Cheap Eats - The bloom is on

Chamblee’s Rose of India

It took me three visits to Rose of India before I realized the walls were painted pink. Not that it would have mattered. This is a place where the endearingly faulty design scheme is made much less noticeable by the food on the table. I did notice immediately the shabby booths with seats that lose their resolve the second you sit on them. But blistered naan and spicy curries have this curious way of alleviating minor annoyances.

Spice House: The restaurant’s Punjabi menu offers nothing the city hasn’t seen before. But there are so few kitchen missteps that it’s easily bound for go-to status. There are no oil-laden dishes that threaten a digestive crisis, or any one-curry-fits-all spicing. Eggplant bharta is hauntingly complex, with a delicacy that manages to supersede the chili; chana masala is earthy and subtly pungent; bindi bhaji (okra in a tomato-onion sauce) is nothing extraordinary, but one of the most fragrant ways to eat this equally loved and loathed vegetable. The sag dal — shredded spinach thickened and bound by a creamy, starchy mess of yellow split peas — is sufficiently substantial that you might lose sight of the meat offerings altogether. But beef, lamb, chicken and shrimp, all available with recognizable preparations in vindaloo, rogan josh, sag and tangy, yogurt-based pasanda, are so competently executed they’re difficult to ignore. You have to appreciate a kitchen that turns out boneless chunks of white-meat chicken and lamb so tender a fork is the only requisite utensil.

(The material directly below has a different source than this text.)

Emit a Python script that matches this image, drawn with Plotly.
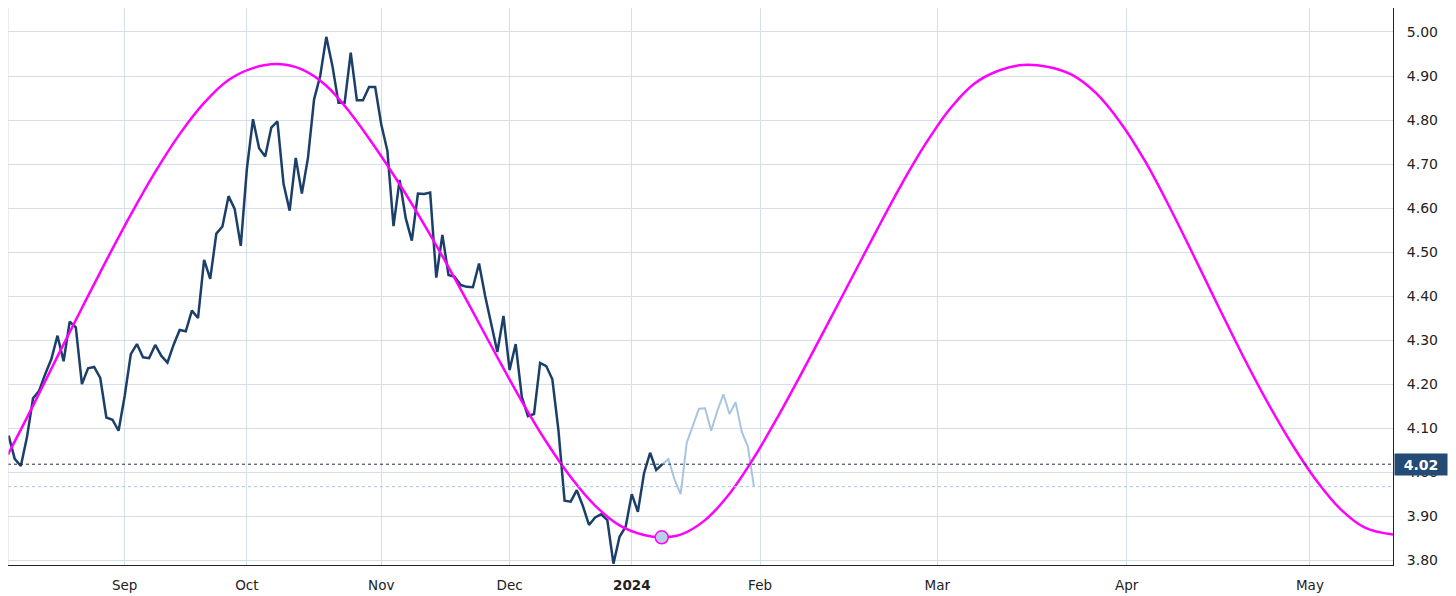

Fiery Furnace: Anyone who has ever successfully botched an attempt at baking naan at home (think dry, tough and tasteless) knows that often, that iconic bread/staple is best found in a restaurant. Nothing can create those chewy, bubbled, beautifully blistered breads so well as a clay tandoor oven, and Rose of India’s naan are nearly perfect. You can order them with herbs, onion, garlic, or split and slathered with a ground lamb stuffing, but the additions, as tasty as they are, almost detract from the bread’s appealing simplicity. Naan shares the oven with cast-iron platters of grilled meats, carried to the table sizzling in a coat of orangey-red spice. The meats all share the same smoky-spicy notes at the outset, but they are each rich with their respective character: Lamb tikka is cooked to a rosy pink, sweetly musky and not even a slight on the chewy side; chicken tikka, so often parched and flat, is almost shockingly juicy, even more so than the chicken tandoori, whose bone-in thigh and drumstick meat is full-flavored but lacking all of the tenderness I would expect.

Lunch Rush: None of this food is especially pricey, but the real cheap eats are on the lunch menu. In lieu of the ubiquitous Indian lunch buffet (there’s not a single steam table in the place), the $6 lunch special includes a bowl of mulligatawny, an entree, rice or naan and spiced tea.

By the time I noticed the decor, the food had won me over. This is a kitchen whose warm, gracious spices and alternating textures of chewy, creamy and crisp implore you to thoroughly immerse yourself in eating, forgetting the oddball clash of landscape watercolors, tiger family portraits and tapestries that trim those pink walls. The vibrant, redolent platters on the table are far more attention-worthy, along with the oversized goblet of toasted fennel seeds on the foyer desk that promise to mercifully relieve some of the ill effects of overindulgence. And at Rose of India, self-restraint is a tall order.